Mayor Dewey Bartlett says a good estimate of sales tax revenue can keep "heartburn" at bay, at least this is his hope


BY JAIME ADAME

Three years removed from a city budget shortfall that led to worker furloughs and other cuts, Mayor Dewey Bartlett is careful not to sound too bullish with his proposed budget for the upcoming fiscal year, which begins July 1.

"Do we see rainy days ahead? I wish I could stand here today and paint a more sunshiny picture," Bartlett told city councilors in April. The group must vote to approve the budget for it to be enacted.

Spending in Bartlett's proposal is based on a projected 3.7 percent increase in sales tax revenue for the city's general operating fund for the upcoming fiscal year. To fund the Fix Our Streets initiative, the city's sales tax rate increased in October to 3.167 percent from 3 percent, with the money raised from the tax hike funneled to the city's capital fund, which is not a part of the city's general operating fund. (Other portions of sales tax go to the state and county.)

Bartlett went on to say, "I will always approach this job with a realistic and conservative point of view," listing economic unknowns that loom large for Tulsa, including the American Airlines bankruptcy that could potentially eliminate more than 2000 jobs.

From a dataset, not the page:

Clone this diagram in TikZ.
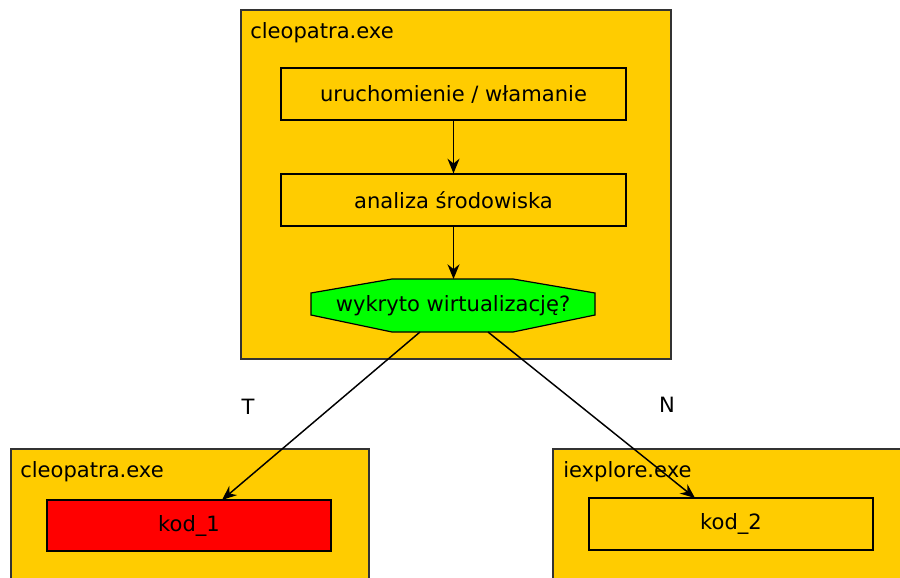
\documentclass[tikz,border=0pt]{standalone}
\usepackage{fontspec}
\setmainfont{DejaVu Sans}
\usetikzlibrary{arrows.meta}
\definecolor{boxorange}{RGB}{255,204,0}
\definecolor{qgreen}{RGB}{0,255,0}
\definecolor{kred}{RGB}{255,0,0}
\tikzset{
  txt/.style={font=\fontsize{15.8}{18}\selectfont},
  container/.style={draw=black!80, fill=boxorange, line width=0.9pt},
  stepbox/.style={draw=black, line width=0.9pt, minimum width=345*0.75pt, minimum height=52*0.75pt, inner sep=0pt, txt},
  lbl/.style={anchor=base west, inner sep=0pt, txt},
  edge/.style={draw=black, line width=1.1pt, -{Stealth[length=11pt,width=9pt]}},
}
\begin{document}
\begin{tikzpicture}[x=0.75pt,y=-0.75pt]
\useasboundingbox (0,0) rectangle (900,578);
% top container
\path[container] (241,10) rectangle (671,359);
\node[lbl] (toplbl) at (250,38) {cleopatra.exe};
\node[stepbox, fill=boxorange] (b1) at (453.5,94) {uruchomienie / włamanie};
\node[stepbox, fill=boxorange] (b2) at (453.5,200) {analiza środowiska};
% octagon
\path[draw=black, line width=0.9pt, fill=qgreen]
  (392,279) -- (513,279) -- (595,293) -- (595,315) -- (513,332) -- (392,332) -- (311,315) -- (311,293) -- cycle;
\node[inner sep=0pt, txt] (q) at (453,305.5) {wykryto wirtualizację?};
\coordinate (qtop) at (453.5,279);
\coordinate (qT) at (420,332);
\coordinate (qN) at (488,332);
\draw[edge] (b1.south) -- (b2.north);
\draw[edge] (b2.south) -- (qtop);
% bottom left
\path[container] (11,449) rectangle (369,590);
\node[lbl] (l1) at (20,477) {cleopatra.exe};
\node[stepbox, fill=kred, minimum width=284*0.75pt, minimum height=51*0.75pt] (k1) at (189,525.5) {kod\_1};
% bottom right
\path[container] (553,449) rectangle (910,590);
\node[lbl] (l2) at (563,477) {iexplore.exe};
\node[stepbox, fill=boxorange, minimum width=284*0.75pt, minimum height=52*0.75pt] (k2) at (731,524) {kod\_2};
\coordinate (k1in) at (222,500);
\coordinate (k2in) at (695,498);
\draw[edge] (qT) -- (k1in);
\draw[edge] (qN) -- (k2in);
\node[txt] (T) at (248,407) {T};
\node[txt] (N) at (667,405) {N};
\end{tikzpicture}
\end{document}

Overly optimistic sales tax projections can cause serious turmoil. Bartlett added that making decisions based on a "moment in time" has caused "serious heartburn" for the city in the past.

In November and December of 2009, for example, sales tax revenues declined by an "unprecedented" 14 percent compared to the previous year, according to city finance documents.

This shortfall led the city to shed more than 350 positions, though some have been restored.

In presenting the budget to city councilors, Bartlett cited oil prices as an economic stabilizer. But economic forces can be fast-moving and unpredictable. Earlier this month, oil futures fell to an eight-month low, according to Bloomberg News, with analysts describing a global economic slowdown causing a lack of demand. This would have been difficult to predict back in April, when gas prices statewide were near a peak of about $3.65 a gallon; statewide gas prices have since fallen from peak prices by roughly 30 cents.

For the city, "revenue projections are prepared by a professional staff in the Finance Department and reviewed by my management team," Bartlett wrote in an email response to questions from Urban Tulsa Weekly about sales tax growth.

He noted that the finance professionals "spend a lot of time reviewing revenue collections and the detail behind the numbers as well as economic trends that impact taxes."

The predicted growth rate is "prudent and reasonable given all of the data we have about recent collection trends, the sluggish national job growth, and potential negative events in the local economy," Bartlett wrote.

But what gets left out or underfunded when Bartlett touts a $2 million payment to the city's new rainy day fund and $17 million in operating reserves?

For this budget cycle at least -- with the result of union negotiations not yet known -- no dollars have been built into giving across-the-board raises.

Bartlett noted that personnel costs consume 71 percent of the city's general fund and 42 percent of the city's total operating budget

He told Urban Tulsa Weekly that he's recommending the city hire a consultant to study worker pay issues.

"I am asking the City Council to approve $325,000 to pay an outside consultant to review all civilian jobs to make sure they are classified at the right level and the related compensation is in line with the local market." Bartlett wrote. "The results will be used to make adjustments as needed. I wanted to complete this effort before deciding upon across the board increases in FY 13."

Bartlett wrote that the city is now funding positions previously paid for by expiring public safety grants, and that costs are rising for employee health insurance. He also noted increases in workers compensation rates -- a hot-button issue, with the city hiring a consultant in February to study why injuries to city workers have increased sharply.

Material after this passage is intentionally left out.